Exercise aim –
Below are some records. Output the lines from the first one through the line that holds "plt.rcParams['mathtext.fontset'] = 'stix'", exactly as written, with no pictures.

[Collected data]
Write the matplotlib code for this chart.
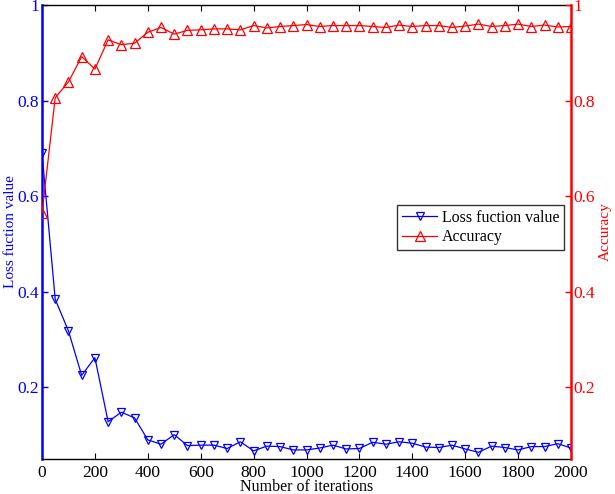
import matplotlib
matplotlib.use("Agg")
import matplotlib.pyplot as plt
import numpy as np

plt.rcParams['font.family'] = ['Liberation Serif', 'DejaVu Serif']
plt.rcParams['mathtext.fontset'] = 'stix'

iterations = list(range(0, 2001, 50))
loss = [0.690, 0.384, 0.318, 0.225, 0.262, 0.128, 0.148, 0.136, 0.090, 0.081,
        0.101, 0.078, 0.079, 0.079, 0.072, 0.086, 0.067, 0.077, 0.076, 0.069,
        0.069, 0.073, 0.079, 0.071, 0.072, 0.085, 0.081, 0.086, 0.083, 0.075,
        0.074, 0.079, 0.071, 0.064, 0.077, 0.074, 0.069, 0.076, 0.076, 0.082,
        0.073]
accuracy = [0.564, 0.806, 0.839, 0.892, 0.866, 0.927, 0.917, 0.920, 0.943, 0.953,
            0.939, 0.947, 0.948, 0.950, 0.950, 0.948, 0.957, 0.952, 0.955, 0.957,
            0.959, 0.955, 0.957, 0.957, 0.957, 0.955, 0.953, 0.958, 0.955, 0.957,
            0.957, 0.953, 0.956, 0.960, 0.955, 0.957, 0.960, 0.955, 0.958, 0.954,
            0.955]
xticks = [0, 200, 400, 600, 800, 1000, 1200, 1400, 1600, 1800, 2000]
yticks = [0.2, 0.4, 0.6, 0.8, 1.0]
yticklabels = ['0.2', '0.4', '0.6', '0.8', '1']

fig = plt.figure(figsize=(6.15, 4.94), dpi=100)
ax = fig.add_axes([42/615, 1-459/494, (571-42)/615, (459-5)/494])
ax2 = ax.twinx()

blue = '#0000ff'
red = '#ff0000'
l1, = ax.plot(iterations, loss, color=blue, lw=0.9, marker='v', ms=6,
              mfc='none', mec=blue, mew=0.9, label='Loss fuction value')
l2, = ax2.plot(iterations, accuracy, color=red, lw=0.9, marker='^', ms=7,
               mfc='none', mec=red, mew=0.9, label='Accuracy')

for a in (ax, ax2):
    a.set_xlim(0, 2000)
    a.set_ylim(0.05, 1.0)
    a.set_yticks(yticks)
    a.set_yticklabels(yticklabels)
    for s in a.spines.values():
        s.set_linewidth(1.0)

ax.set_xticks(xticks)
ax.tick_params(axis='x', direction='in', top=True, length=4, labelsize=12.5, pad=4)
ax.tick_params(axis='y', direction='in', colors=blue, length=4, labelsize=12.5, width=1, pad=2)
ax2.tick_params(axis='y', direction='in', colors=red, length=4, labelsize=12.5, width=1, pad=2)

ax.spines['left'].set_color(blue)
ax.spines['left'].set_linewidth(1.8)
ax2.spines['left'].set_visible(False)
ax2.spines['right'].set_color(red)
ax2.spines['right'].set_linewidth(1.8)
ax.spines['right'].set_visible(False)
ax2.spines['top'].set_visible(False)
ax2.spines['bottom'].set_visible(False)

ax.set_xlabel('Number of iterations', fontsize=11.5, labelpad=-1)
ax.set_ylabel('Loss fuction value', fontsize=11, color=blue)
ax.yaxis.set_label_coords(-0.047, 0.5)
ax2.set_ylabel('Accuracy', fontsize=11, color=red)
ax2.yaxis.set_label_coords(1.053, 0.5)

leg = ax2.legend(handles=[l1, l2], loc='center right',
                 bbox_to_anchor=(0.987, 0.51), fontsize=11.4, frameon=True,
                 fancybox=False, edgecolor='black', handlelength=2.2,
                 borderpad=0.3, labelspacing=0.2, handletextpad=0.3,
                 borderaxespad=0)
leg.get_frame().set_linewidth(1.0)

fig.savefig('out.png', dpi=100)
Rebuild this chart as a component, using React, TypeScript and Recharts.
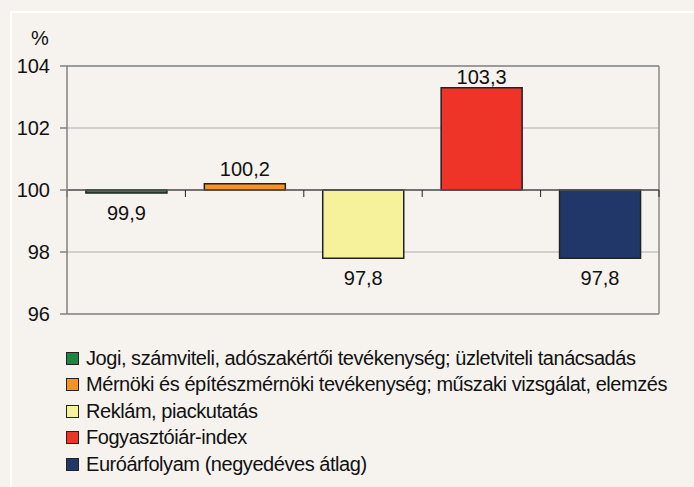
import React from "react";
import { BarChart, Bar, XAxis, YAxis, CartesianGrid, ReferenceLine, LabelList, Cell } from "recharts";

const categories = [
  "Jogi, számviteli, adószakértői tevékenység; üzletviteli tanácsadás",
  "Mérnöki és építészmérnöki tevékenység; műszaki vizsgálat, elemzés",
  "Reklám, piackutatás",
  "Fogyasztóiár-index",
  "Euróárfolyam (negyedéves átlag)",
];
const values = [99.9, 100.2, 97.8, 103.3, 97.8];
const colors = ["#1e8442", "#f7931e", "#f6f29b", "#ee3329", "#213669"];
const yTicks = [96, 98, 100, 102, 104];
const BASE = 100;

const FONT = "'Liberation Sans', Arial, sans-serif";
const BG = "#f6f3ef";
const MARGIN = { top: 66, right: 35, bottom: 173, left: 17 };

const data = categories.map((name, i) => ({
  name,
  range: [Math.min(BASE, values[i]), Math.max(BASE, values[i])],
}));

const fmt = (v: number) => v.toFixed(1).replace(".", ",");

function ValueLabel(props: any) {
  const { x = 0, y = 0, width = 0, height = 0, index = 0 } = props;
  const v = values[index];
  const top = Math.min(y, y + height);
  const bottom = Math.max(y, y + height);
  const cx = x + width / 2;
  const ty = v >= BASE ? Math.max(top - 8, MARGIN.top + 18) : bottom + 27;
  return (
    <text x={cx} y={ty} textAnchor="middle" fontSize={20} fill="#111" fontFamily={FONT}>
      {fmt(v)}
    </text>
  );
}

// 100-es vonal, lefelé mutató osztásokkal a kategóriahatárokon
function BaseLine(props: any) {
  const { x1, x2, y1 } = props;
  const n = categories.length;
  const step = (x2 - x1) / n;
  return (
    <g>
      <line x1={x1} x2={x2} y1={y1} y2={y1} stroke="#555" strokeWidth={1.5} />
      {Array.from({ length: n + 1 }, (_, i) => (
        <line key={i} x1={x1 + i * step} x2={x1 + i * step} y1={y1} y2={y1 + 7} stroke="#222" strokeWidth={1} />
      ))}
    </g>
  );
}

export default function App() {
  return (
    <div
      style={{
        position: "absolute",
        left: 0,
        top: 0,
        width: 694,
        height: 487,
        background: BG,
        overflow: "hidden",
        fontFamily: FONT,
      }}
    >
      <div
        style={{
          position: "absolute",
          left: 10,
          top: 11,
          right: -10,
          bottom: -10,
          borderLeft: "2px solid #fff",
          borderTop: "2px solid #fff",
        }}
      />
      <span style={{ position: "absolute", left: 31, top: 27, fontSize: 20, color: "#111" }}>%</span>
      <div style={{ position: "absolute", left: 0, top: 0 }}>
        <BarChart width={694} height={487} data={data} margin={MARGIN} barCategoryGap="16%">
          <CartesianGrid vertical={false} stroke="#c4c4c4" strokeWidth={1.5} />
          <CartesianGrid
            stroke="#8a8a8a"
            strokeWidth={1.5}
            horizontalCoordinatesGenerator={({ offset }: any) => [offset.top, offset.top + offset.height]}
            verticalCoordinatesGenerator={({ offset }: any) => [offset.left + offset.width]}
          />
          <XAxis dataKey="name" hide />
          <YAxis
            domain={[96, 104]}
            ticks={yTicks}
            interval={0}
            width={50}
            tickSize={7}
            tickMargin={10}
            axisLine={{ stroke: "#808080", strokeWidth: 1.5 }}
            tickLine={{ stroke: "#808080", strokeWidth: 1.5 }}
            tick={{ fontSize: 20, fill: "#111", fontFamily: FONT }}
          />
          <Bar dataKey="range" isAnimationActive={false} stroke="#222" strokeWidth={1.5}>
            {data.map((d, i) => (
              <Cell key={d.name} fill={colors[i]} />
            ))}
            <LabelList dataKey="range" content={(p: any) => <ValueLabel {...p} />} />
          </Bar>
          <ReferenceLine y={BASE} shape={(p: any) => <BaseLine {...p} />} />
        </BarChart>
      </div>
      <div style={{ position: "absolute", left: 66, top: 345 }}>
        {categories.map((c, i) => (
          <div key={c} style={{ display: "flex", alignItems: "center", height: 26.5 }}>
            <span
              style={{
                width: 13,
                height: 13,
                boxSizing: "border-box",
                border: "1.5px solid #222",
                background: colors[i],
                marginRight: 7,
                flexShrink: 0,
              }}
            />
            <span style={{ fontSize: 20, color: "#111", whiteSpace: "nowrap", letterSpacing: "-0.45px" }}>{c}</span>
          </div>
        ))}
      </div>
    </div>
  );
}
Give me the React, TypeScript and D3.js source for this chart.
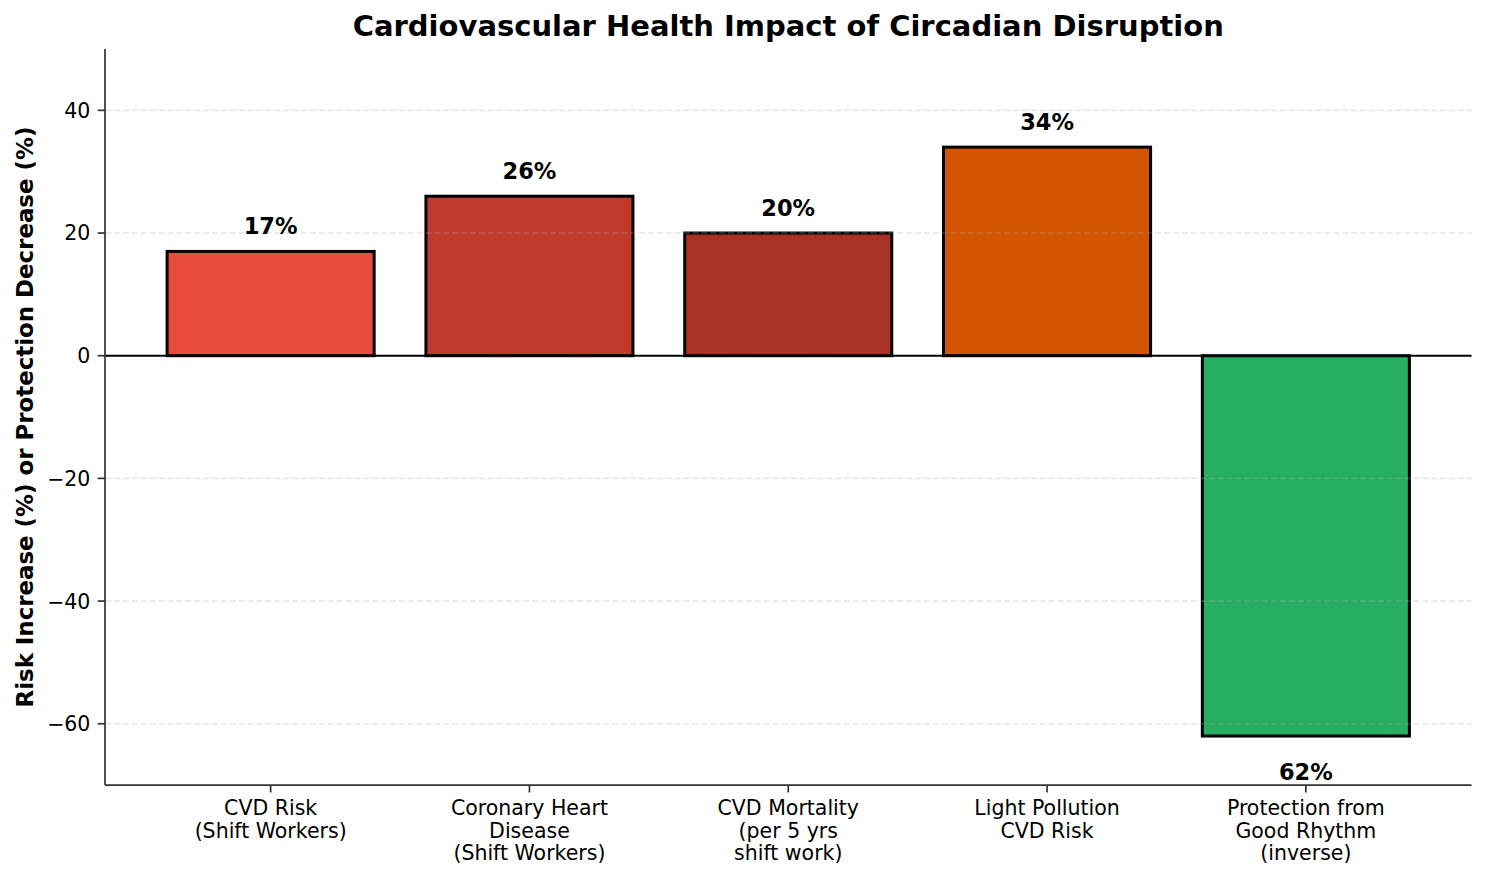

Solution –
Write the matplotlib code for this chart.
import matplotlib
matplotlib.use("Agg")
import matplotlib.pyplot as plt
import numpy as np

plt.rcParams['font.family'] = ['Liberation Serif', 'DejaVu Serif']
plt.rcParams['mathtext.fontset'] = 'stix'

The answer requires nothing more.